Spitäle, Würzburg 2002

...Den Künstlern der Moderne geht es nicht um ein Abbild der Realität, sondern um die Deutung der Wirklichkeit und um die Sicht hinter die Fassaden der Gesellschaft...
...Georgia Templiner entfernt sich von der realen Sicht der Dinge, ohne den Gegenstand als formales Prinzip völlig aufzugeben...
...Die Auseinandersetzung mit der menschlichen Existenz in ihrer Verletzlichkeit und die Darstellung des Menschen in seinem körperlichen und seelischen Dasein stehen im Mittelpunkt von Georgia Templiners Werk.

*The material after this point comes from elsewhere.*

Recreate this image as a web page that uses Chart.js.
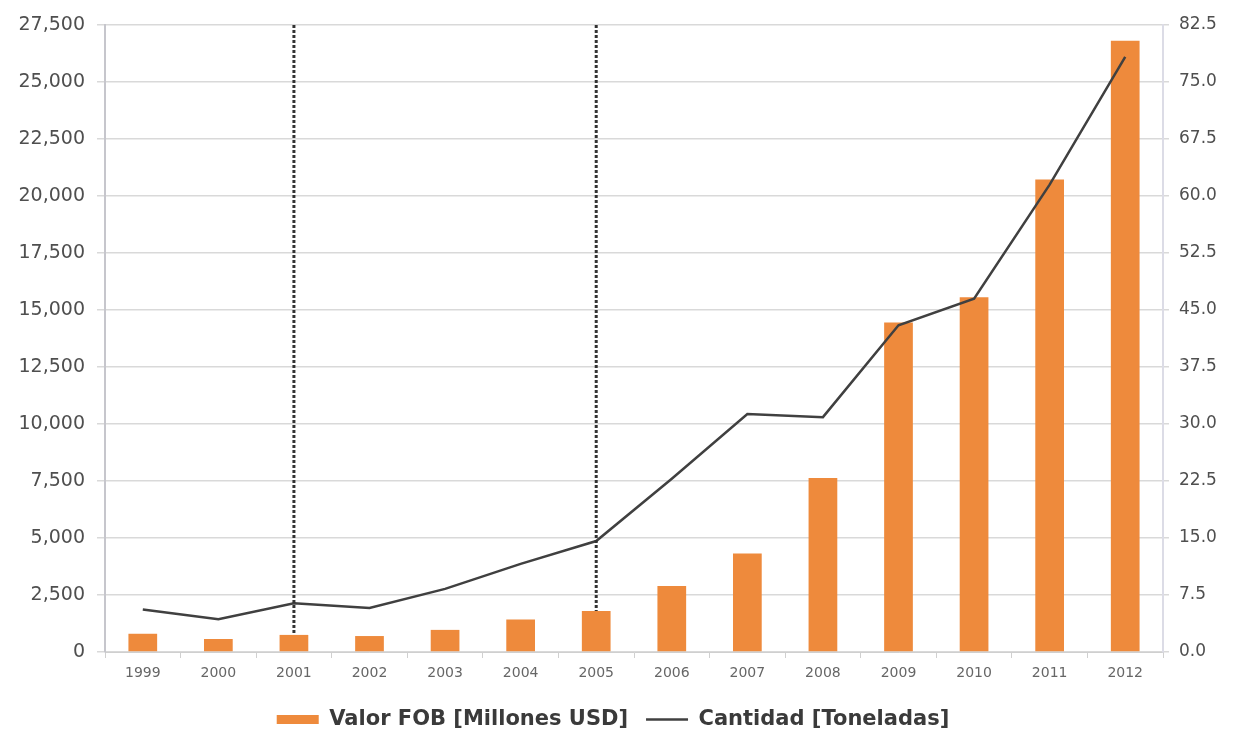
<!DOCTYPE html>
<html lang="es">
<head>
<meta charset="utf-8">
<title>Valor FOB y Cantidad 1999–2012</title>
<script src="https://cdn.jsdelivr.net/npm/chart.js@4.4.1/dist/chart.umd.min.js"></script>
<style>
  html, body { margin: 0; padding: 0; background: #ffffff; }
  #wrap { width: 1234px; height: 729px; }
</style>
</head>
<body>
<div id="wrap"><canvas id="grafico" width="1234" height="729"></canvas></div>
<script>
// Años
const anios = ['1999','2000','2001','2002','2003','2004','2005','2006','2007','2008','2009','2010','2011','2012'];
// Valor FOB [Millones USD] (eje izquierdo)
const valorFOB = [800, 570, 750, 700, 970, 1430, 1800, 2900, 4320, 7630, 14450, 15560, 20720, 26810];
// Cantidad [Toneladas] (eje derecho)
const cantidad = [5.6, 4.3, 6.4, 5.8, 8.3, 11.6, 14.6, 22.8, 31.3, 30.9, 43.0, 46.5, 61.5, 78.3];
// Años marcados con línea punteada
const aniosMarcados = ['2001', '2005'];
// Marcas de los ejes
const ejeIzqMax = 27500, ejeIzqPaso = 2500;
const ejeDerMax = 82.5, ejeDerPaso = 7.5;

const naranja = '#EE8A3C';
const gris = '#404040';
const fuente = 'DejaVu Sans';

// Líneas punteadas verticales: desde el tope del eje hasta la barra del año
const lineasMarcadas = aniosMarcados.map(a => ({
  type: 'line',
  label: 'marca ' + a,
  data: [{ x: a, y: ejeIzqMax }, { x: a, y: valorFOB[anios.indexOf(a)] }],
  yAxisID: 'y',
  borderColor: '#333333',
  borderWidth: 3,
  borderDash: [3, 2],
  pointRadius: 0,
  fill: false,
  order: 0
}));

new Chart(document.getElementById('grafico'), {
  data: {
    labels: anios,
    datasets: [
      {
        type: 'bar',
        label: 'Valor FOB [Millones USD]',
        data: valorFOB,
        yAxisID: 'y',
        backgroundColor: naranja,
        borderWidth: 0,
        barPercentage: 0.38,
        categoryPercentage: 1,
        pointStyle: 'rect',
        order: 2
      },
      {
        type: 'line',
        label: 'Cantidad [Toneladas]',
        data: cantidad,
        yAxisID: 'y1',
        borderColor: gris,
        backgroundColor: gris,
        borderWidth: 2.5,
        pointRadius: 0,
        tension: 0,
        fill: false,
        pointStyle: 'line',
        order: 1
      },
      ...lineasMarcadas
    ]
  },
  options: {
    responsive: false,
    animation: false,
    devicePixelRatio: 1,
    layout: { padding: { top: 25, right: 8, left: 0, bottom: -11 } },
    plugins: {
      tooltip: { enabled: false },
      legend: {
        position: 'bottom',
        labels: {
          filter: item => !item.text.startsWith('marca'),
          sort: (a, b) => a.datasetIndex - b.datasetIndex,
          usePointStyle: true,
          pointStyleWidth: 42,
          boxHeight: 9,
          padding: 18,
          color: '#3a3a3a',
          font: { family: fuente, size: 21, weight: 'bold' }
        }
      }
    },
    scales: {
      x: {
        type: 'category',
        offset: true,
        afterFit: s => { s.height = 39; },
        grid: { offset: true, drawOnChartArea: false, drawTicks: true, tickLength: 6, color: '#d0d0d0' },
        border: { display: true, color: '#cfcfcf', width: 1 },
        ticks: { color: '#666666', font: { family: fuente, size: 14 }, padding: 7, maxRotation: 0, autoSkip: false }
      },
      y: {
        position: 'left',
        min: 0,
        max: ejeIzqMax,
        afterFit: s => { s.width = 105; },
        ticks: {
          stepSize: ejeIzqPaso,
          color: '#4f4f4f',
          padding: 12,
          font: { family: fuente, size: 19 },
          callback: v => v.toLocaleString('en-US')
        },
        grid: { color: '#d9d9d9', lineWidth: 1.5, tickLength: 8 },
        border: { display: true, color: '#c6c6cc', width: 2 }
      },
      y1: {
        position: 'right',
        min: 0,
        max: ejeDerMax,
        afterFit: s => { s.width = 63; },
        ticks: {
          stepSize: ejeDerPaso,
          color: '#4f4f4f',
          padding: 10,
          font: { family: fuente, size: 17 },
          callback: v => v.toFixed(1)
        },
        grid: { drawOnChartArea: false, color: '#d9d9d9', lineWidth: 1.5, tickLength: 6 },
        border: { display: true, color: '#dcdce6', width: 2 }
      }
    }
  }
});
</script>
</body>
</html>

(Liane Thau, Kunsthistorikerin, Ausschnitte aus Ausstellungseröffnung, Spitäle, 2002)

Galerie Schulgasse, Eibelstadt 2003
Das Leben des Stilllebens

Weiße Lichter funkeln im prallen Leib eines Kohlrabis. Eine Paprika birst fast in Fülle. Äpfel dösen herb neben dem samtigen Schimmer einer Birne. So viel Leben ist in den neuen Stillleben von Georgia Templiner...
...2002, in ihrer großen Ausstellung im Spitäle, dominieren noch ganz andere Töne. Templiners Domäne war die Abstraktion. Sie schaute hinter die Fassade der Äußerlichkeit und zeigte Menschen, zermürbt, zerrissen, aufgeklappt wie auf Röntgenaufnahmen, verletzlich, zerbrechlich und doch - durch energische Striche mit dem Spachtel - stabil und Wetter gegerbt in ihrer Empfindlichkeit...

...Weil sie von der Abstraktion kommt und Gegenständliches bisher wenig beachtete, hatte sie immer das Gefühl der Lücke. Sie hatte einen unbestechlichen Durchblick, aber, so meint sie, keinen Blick für die Oberfläche. Deshalb stellte sie sich mehr und mehr in den Dienst der Gegenstände, kaufte morgens auf dem Markt Früchte und Blumen, die sie bis abends mit schnell trocknender Temperafarbe auf die Leinwand gebannt hatte....

Viel Male übermalt sie ihre immer noch porösen, atmenden Weißgründe. Sie wäscht ab, kratzt heraus, tilgt und baut, unterlegt mit ungeheuer gekonntem zeichnerischen Strich ihre immer noch sparsamen, aber jetzt haptischen Farben. In dieser Stofflichkeit nuanciert sie nun wunderbar von üppiger Prägnanz zum Echo, zum Schleier, fast zur farbigen Aureole um ihre Gegenstände. Gerade aber im Versickern, im Verwischen, im transparent Werden der Farbe kommt sie nun zu einem ähnlichen Ergebnis wie bei ihren Abstraktionen: Sie fasst Bewegungen, Zeitlichkeit, Abläufe und damit das Werden und Vergehen in ihren Arbeiten.

Auch das Reale führt wieder ins Transitorische und Transzendente. Vor allem in den Blumenbildern, die so gar nichts Liebliches haben, fächert sie Lebensprozesse vom Blühen zum Verwelken auf. Und die Farben atmen. Kein Zweifel, Georgia Templiners Domäne ist immer noch die Abstraktion. Aber sie hat die früher vorherschenden Linien nun mit Farben unterfüttert. Sie ging nicht nur in die sichtbare Welt. Sie ging auch vom Grafischen zum Malerischen.